そんな事故を起こさないために、消防設備点検をしっかり行い、助かる可能性を上げるために維持管理が重要なのです。人命にかかわるので、常に防災の意義を考える必要があります。
防災の意義、人の命を守る仕事
消防設備は無人の場合でも高い防災効果を発揮します。
一部の設備には火災の熱源や煙を感知すると自動で作動し、消火を行う設備があります。
例えば、スプリンクラー設備。
夜間、無人の建物で火災が起きても、熱源を感知し水が出て消火する設備です。
私の点検先のお客様の事例では、大きな旅館の無人エレベーターホールから出火しましたが、自動でスプリンクラーが作動して消火されたため大事には至りませんでした。
もしスプリンクラーが付いておらず火災が拡大していたら大惨事になることが考えられます。
旅館で、万が一のことがあると新聞にも載りますし、信用問題になります。
消防設備の重要性を理解して、常に使用できる状態にしましょう。
03.会社や現場の防災意識は大丈夫か?
会社や現場の防災意識は大丈夫ですか?大事なことは3点あります。
- 消防設備で気を付けるポイント
- 管理する建物の消防設備を確認する
- 消火器の設置位置を把握しているか
それぞれ見ていきましょう。
消防設備で気を付けるポイント
消防設備を使うのは消防署の方でも消防設備士でもありません。設備を使うのは所有者や関係者の方です。
点検している消防設備士が熟知していても意味がないので、人任せにせず自分でやってみる気持ちが大事です。
訓練や点検に来た方に質問して使い方を学びましょう!
管理する建物の消防設備を確認する
建物にどんな消防設備がついているか確認しましょう。
大きい商業施設や病院は、消火栓やスプリンクラー設備の使い方を正しく理解する必要があります。
屋内消火栓やスプリンクラー設備、泡消火設備など建物の面積や収容人員によって設置基準が決められて、水平距離で個数が算出されています。
建物内を確認していくと消火栓が見つかると思います。
皆さんが使っている建物のいたる所にあるはずなので、隙間時間や就業中に設置場所を見つけてみましょう。
消火器の設置位置を把握しているか
消火器は消防設備の基本です。
歩行距離20mおきに1本設置するという消防法の決まりがあります。
消火器の点検に入ると、テナントの入れ変えや配置換えによって消火器が移動されてることがよくあります。

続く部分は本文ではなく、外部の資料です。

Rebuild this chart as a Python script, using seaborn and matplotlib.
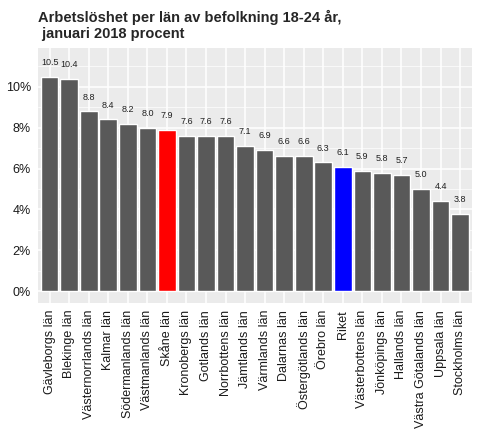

また、倉庫やバックヤードの荷物が多く、消火器が埋もれていることが多いです。
有事の際には消火器で火が消せないと、火災が拡大する恐れがあるので消火器の位置を把握することが大事です。
04.漏電火災の予防に気を付けるポイント
老朽化した建物には、漏電火災に気を付ける必要があります。
簡単な予防策では
- たこ足配線をしない
- コンセントの埃を払う
などがあります。
専門的なポイントでは絶縁抵抗計を使って漏電を調べます。
ブレーカーを遮断し配線の二次側を測定します。
古い建物では、配線が劣化していたり、ネズミにかじられていることがありました。
これが火災の原因になります。
絶縁抵抗計を使えば数値を見て配線の不具合を判断できます。
不安に思う方は電気の設備業者に確認しましょう。
05.防災についてのまとめ
- 防災知識について意識するべきポイント
- 消防設備士が考える防災の重要性
- 会社や現場の防災意識は大丈夫?
- 漏電火災の予防に気をつけるポイント
火事を起こさない、起きてもすぐ消せるよう日頃から訓練を実施する
防災の重要性は消防設備の使い方を理解して、万が一に備えて訓練が必要です。
商業施設や病院などは消火器が移動されていたり、消火栓が隠れていたりします。
たこ足配線やコンセントに注意。絶縁抵抗計を使って漏電をチェックする
防災は自分で行動して、火災から守るために考えます。
消防設備を上手に活用して、防災に努めていただきたいと思います。
万が一の備えをして安心な生活を送りましょう。
最後までお読みいただきありがとうございました。